While anyone could become a victim of human trafficking, Sgt. Williams said that traffickers prey on those who have vulnerabilities. These factors can come in different forms like living in unstable situations or immigration status.
Sgt. Williams said those involved in human trafficking select their victims based on three factors in a hierarchy: vulnerability, availability and desirability. Traffickers are willing to sacrifice desirability for an available victim, and availability for a vulnerable victim.
“They will make that put themselves in a situation or deliberately go after that victim because of their vulnerability and make them available somehow,” he said.
Foreign victims and domestic victims are also threatened with different tactics. Sgt. Williams said most victims are foreign in Immokalee.
“Usually what we see with foreign victims that they are vulnerable, because they’re illegal status and they’ve been kind of threatened and scared by the individuals who many times are the ones that are the coyotes that help them across the border illegally,” Sgt. Williams said. “They end up in a situation where they’re kind of fish out of water. They use a lot of different tactics with them, that include threatening them about local law enforcement, because they, they’re distrustful the police anyway, from their home countries.”
For domestic sex trafficking victims, there are a different set of factors and vulnerabilities. Sgt. Williams said manipulative dating and prostitution later can evolve into a case of sex trafficking.
“The reality of prostitution is that many of it does involve violence and things that would be considered coercion under our statute, which is what defines that human trafficking,” Sgt. Williams said. “It’s a special kind of offender… and seasoning processes, all the techniques and methods that they use to identify and get a victim to keep them under their control,” he said.
In most sex trafficking cases, the traffickers ‘season’ their victims, which is when a trafficker uses all the techniques to identify and get a victim to keep them under their control.
“They become a date to them– that’s called the Romeo approach, that’s usually most effective with teen girls. So they’ll start dating the girl, they won’t even tell them they’re a pimp to begin with, because that’ll scare the girl away,” said Sgt. Williams. “You identify their needs, identify their vulnerabilities, and you fill those needs and vulnerabilities. exploit the vulnerabilities.”
“He’s grooming her, without her even knowing that she’s being groomed. He’s finding out everything about her. Everything about the family as the prince charming. And once he has all that information, then he uses that against them,” said Lopez.
Sgt. Williams said that if the victim resists, traffickers use the ‘Gorilla approach’ which is a violent encounter where the trafficker will start bonding everyday moments with trauma
“Like almost like Stockholm syndrome, where you become like, attracted to your captor in that particular case, sort of like that, where it creates a sense of appreciation that they didn’t kill you,” he said.
Most victims repeat the cycle multiple times, even if their trafficker gets arrested.

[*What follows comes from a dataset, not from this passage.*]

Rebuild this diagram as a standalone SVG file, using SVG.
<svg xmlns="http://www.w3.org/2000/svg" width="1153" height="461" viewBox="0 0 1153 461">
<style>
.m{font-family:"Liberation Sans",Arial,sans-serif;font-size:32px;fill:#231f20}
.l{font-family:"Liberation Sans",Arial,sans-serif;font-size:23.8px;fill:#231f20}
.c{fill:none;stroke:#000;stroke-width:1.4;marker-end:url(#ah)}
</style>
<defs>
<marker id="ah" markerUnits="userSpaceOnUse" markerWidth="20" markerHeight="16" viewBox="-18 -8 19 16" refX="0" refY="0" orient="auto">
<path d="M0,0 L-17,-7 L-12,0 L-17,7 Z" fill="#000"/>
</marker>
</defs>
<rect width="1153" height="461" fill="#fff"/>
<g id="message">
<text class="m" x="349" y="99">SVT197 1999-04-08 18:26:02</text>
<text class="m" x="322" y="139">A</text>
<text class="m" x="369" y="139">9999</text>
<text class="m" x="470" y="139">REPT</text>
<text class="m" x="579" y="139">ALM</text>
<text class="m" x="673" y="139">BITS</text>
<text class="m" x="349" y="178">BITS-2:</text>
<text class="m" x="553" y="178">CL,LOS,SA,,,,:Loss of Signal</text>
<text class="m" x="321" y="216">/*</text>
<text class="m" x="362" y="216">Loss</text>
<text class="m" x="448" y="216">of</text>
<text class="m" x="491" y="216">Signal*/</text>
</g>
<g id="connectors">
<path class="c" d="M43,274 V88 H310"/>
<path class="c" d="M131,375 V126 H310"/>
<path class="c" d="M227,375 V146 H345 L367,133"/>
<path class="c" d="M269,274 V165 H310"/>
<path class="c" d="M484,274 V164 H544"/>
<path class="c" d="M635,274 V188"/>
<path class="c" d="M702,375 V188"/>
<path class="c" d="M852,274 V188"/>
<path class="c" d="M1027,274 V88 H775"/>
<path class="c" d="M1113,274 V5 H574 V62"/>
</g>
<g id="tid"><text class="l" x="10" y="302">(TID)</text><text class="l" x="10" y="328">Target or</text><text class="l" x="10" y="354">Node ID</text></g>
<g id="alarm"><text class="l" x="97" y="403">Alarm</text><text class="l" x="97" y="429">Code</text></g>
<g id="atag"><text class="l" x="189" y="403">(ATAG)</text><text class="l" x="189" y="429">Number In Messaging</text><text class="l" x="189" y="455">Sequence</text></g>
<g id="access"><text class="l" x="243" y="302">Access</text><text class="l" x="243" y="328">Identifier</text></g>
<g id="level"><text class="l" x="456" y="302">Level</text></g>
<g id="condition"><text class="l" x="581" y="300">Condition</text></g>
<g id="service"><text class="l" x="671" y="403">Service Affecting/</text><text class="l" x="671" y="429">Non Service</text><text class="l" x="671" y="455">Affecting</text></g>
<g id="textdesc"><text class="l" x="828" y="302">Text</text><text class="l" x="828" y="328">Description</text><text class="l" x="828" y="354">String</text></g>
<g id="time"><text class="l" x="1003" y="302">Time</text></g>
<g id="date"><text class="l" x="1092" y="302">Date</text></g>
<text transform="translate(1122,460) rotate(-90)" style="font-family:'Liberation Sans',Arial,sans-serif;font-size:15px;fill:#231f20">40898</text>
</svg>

“They’ll end up with another path, because that’s all they’ve ever known,” Sgt. Williams said. “They’ve usually checked out very early in life… many of them haven’t graduated school and are drug addicts. They kind of just keep doing what they’ve already known, and so it becomes very difficult.”

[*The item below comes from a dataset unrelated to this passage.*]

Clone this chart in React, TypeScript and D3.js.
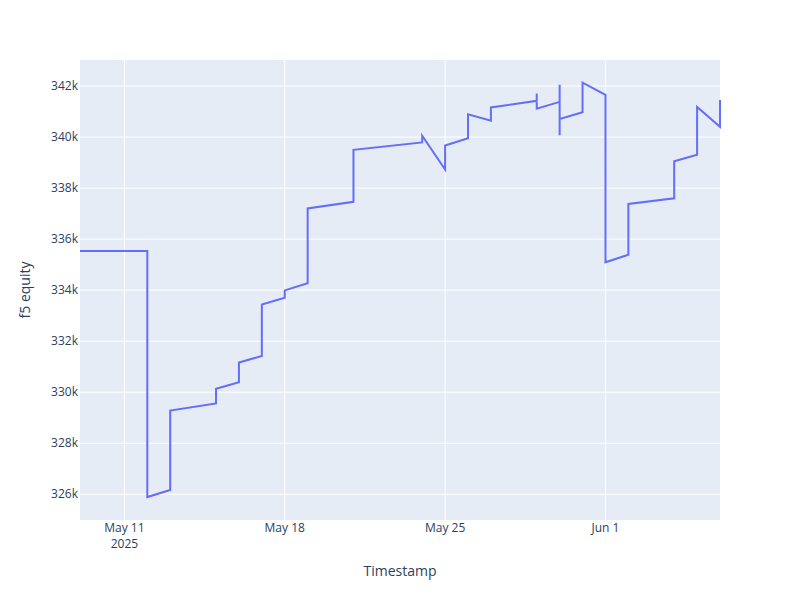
import React from "react";
import * as d3 from "d3";

const timestamps: string[] = [
  "2025-05-09T01:30:00Z", "2025-05-12T00:00:00Z", "2025-05-12T00:00:00Z",
  "2025-05-13T00:00:00Z", "2025-05-13T00:00:00Z", "2025-05-15T00:00:00Z",
  "2025-05-15T00:00:00Z", "2025-05-16T00:00:00Z", "2025-05-16T00:00:00Z",
  "2025-05-17T00:00:00Z", "2025-05-17T00:00:00Z", "2025-05-18T00:00:00Z",
  "2025-05-18T00:00:00Z", "2025-05-19T00:00:00Z", "2025-05-19T00:00:00Z",
  "2025-05-21T00:00:00Z", "2025-05-21T00:00:00Z", "2025-05-24T00:00:00Z",
  "2025-05-24T00:00:00Z", "2025-05-25T00:00:00Z", "2025-05-25T00:00:00Z",
  "2025-05-26T00:00:00Z", "2025-05-26T00:00:00Z", "2025-05-27T00:00:00Z",
  "2025-05-27T00:00:00Z", "2025-05-29T00:00:00Z", "2025-05-29T00:00:00Z",
  "2025-05-29T00:00:00Z", "2025-05-30T00:00:00Z", "2025-05-30T00:00:00Z",
  "2025-05-30T00:00:00Z", "2025-05-30T00:00:00Z", "2025-05-31T00:00:00Z",
  "2025-05-31T00:00:00Z", "2025-06-01T00:00:00Z", "2025-06-01T00:00:00Z",
  "2025-06-02T00:00:00Z", "2025-06-02T00:00:00Z", "2025-06-04T00:00:00Z",
  "2025-06-04T00:00:00Z", "2025-06-05T00:00:00Z", "2025-06-05T00:00:00Z",
  "2025-06-06T00:00:00Z", "2025-06-06T00:00:00Z",
];

const equity: number[] = [
  335530, 335530, 325890,
  326170, 329280, 329560,
  330130, 330390, 331160,
  331420, 333440, 333700,
  333990, 334270, 337200,
  337460, 339500, 339790,
  340050, 338730, 339670,
  339950, 340890, 340640,
  341160, 341420, 341710,
  341110, 341380, 342050,
  340070, 340710, 340970,
  342130, 341650, 335090,
  335390, 337380, 337600,
  339050, 339310, 341180,
  340400, 341450,
];

const yTickValues: number[] = [326000, 328000, 330000, 332000, 334000, 336000, 338000, 340000, 342000];
const xTickDates: string[] = ["2025-05-11T00:00:00Z", "2025-05-18T00:00:00Z", "2025-05-25T00:00:00Z", "2025-06-01T00:00:00Z"];
const xTickLabels: string[][] = [["May 11", "2025"], ["May 18"], ["May 25"], ["Jun 1"]];
const yRange: number[] = [324990, 343020];

const W = 800;
const H = 600;
const M = { l: 80, r: 80, t: 60, b: 80 };
const FONT = "'Open Sans', sans-serif";
const TEXT = "#2a3f5f";

export default function App() {
  const data = timestamps.map((t, i) => ({ t: new Date(t), v: equity[i] }));
  const x = d3
    .scaleUtc()
    .domain(d3.extent(data, (d) => d.t) as [Date, Date])
    .range([M.l, W - M.r]);
  const y = d3.scaleLinear().domain(yRange).range([H - M.b, M.t]);
  const line = d3
    .line<{ t: Date; v: number }>()
    .x((d) => x(d.t))
    .y((d) => y(d.v));

  return (
    <div style={{ position: "absolute", left: 0, top: 0 }}>
      <svg width={W} height={H} style={{ display: "block", background: "#fff" }}>
        <rect x={M.l} y={M.t} width={W - M.l - M.r} height={H - M.t - M.b} fill="#E5ECF6" />
        <g>
          {xTickDates.map((d) => (
            <line key={d} x1={x(new Date(d))} x2={x(new Date(d))} y1={M.t} y2={H - M.b} stroke="#fff" strokeWidth={1} />
          ))}
          {yTickValues.map((v) => (
            <line key={v} x1={M.l} x2={W - M.r} y1={y(v)} y2={y(v)} stroke="#fff" strokeWidth={1} />
          ))}
        </g>
        <path d={line(data) || ""} fill="none" stroke="#636efa" strokeWidth={2} />
        <g fontFamily={FONT} fontSize={12} fill={TEXT}>
          {yTickValues.map((v) => (
            <text key={v} x={M.l - 2} y={y(v)} dy="0.35em" textAnchor="end">
              {`${v / 1000}k`}
            </text>
          ))}
          {xTickDates.map((d, i) => (
            <text key={d} x={x(new Date(d))} y={532} textAnchor="middle">
              {xTickLabels[i].map((s, j) => (
                <tspan key={j} x={x(new Date(d))} dy={j === 0 ? 0 : 16}>
                  {s}
                </tspan>
              ))}
            </text>
          ))}
        </g>
        <text x={(M.l + W - M.r) / 2} y={576} textAnchor="middle" fontFamily={FONT} fontSize={14} fill={TEXT}>
          Timestamp
        </text>
        <text
          transform={`translate(25,${(M.t + H - M.b) / 2}) rotate(-90)`}
          textAnchor="middle"
          dy="0.35em"
          fontFamily={FONT}
          fontSize={14}
          fill={TEXT}
        >
          f5 equity
        </text>
      </svg>
    </div>
  );
}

Identifying a victim is extremely important because after a couple years, the victims’ life is endangered.
“Their lifespan is not very long, I would say, probably 10 or 12 years involved in the life in their great risk of death at that point. But they can either reach out, by contacting law, if we would prefer, they contact us directly, because we can get service to them quicker,” he said.
The trafficking world online
Because some illicit businesses’ websites were taken down, it disrupted the traffickers’ ability to advertise. This has caused a blockage for traffickers.
Traffickers have been using the internet to advertise escorts. An escort is paid to go on a date with a client, and usually to engage in sex acts for money.
Sgt. Williams said there has been a decline in the numbers in past years due to the taking down of underground websites where many advertisements were happening.
“I do believe there has been a pace, somewhat of a decline. And in the past, I would say five to seven years, partially due to the taking down a site backpage.com, which is where a lot of the advertisements were happening. And it kind of decimated the online escort advertisement area,” he said.
Lopez said that awareness is important to help put a stop to the problem. With foreign victims in Immokalee, it is especially important to spread awareness so victims know the appropriate authorities to contact.
“We know that it’s happening [in Immokalee]. And we’re trying, we’re trying to make awareness there as well. And it’s been a little challenging because it’s, it’s a small town. So, a lot of it is being kept under the radar. And it’s very difficult to to catch them in the stand,” said Lopez.
“They can reach out directly to law enforcement, they can call the National Human Trafficking Hotline,” Sgt. Williams said.
The Collier County Board of County Commissioners presented a proclamation January 10, 2022 in recognition of National Slavery and Human Trafficking Month. Accepting the proclamation from left were CCSO Special Crimes Bureau Sgt. Wade Williams, chief executive officer for The Shelter Naples, Linda Oberhaus, chief executive officer for The Shelter Naples and CCSO Special Crimes Bureau Lt. Jason Wrobleski. CCSO partners with The Shelter to connect human trafficking victims with the services they need.
He said there’s usually a delay of information getting to the Sheriff’s Office if victims contact the hotline first, so it is better to call law enforcement directly. Victims can also call the Shelter for Abused Women and Children if they prefer.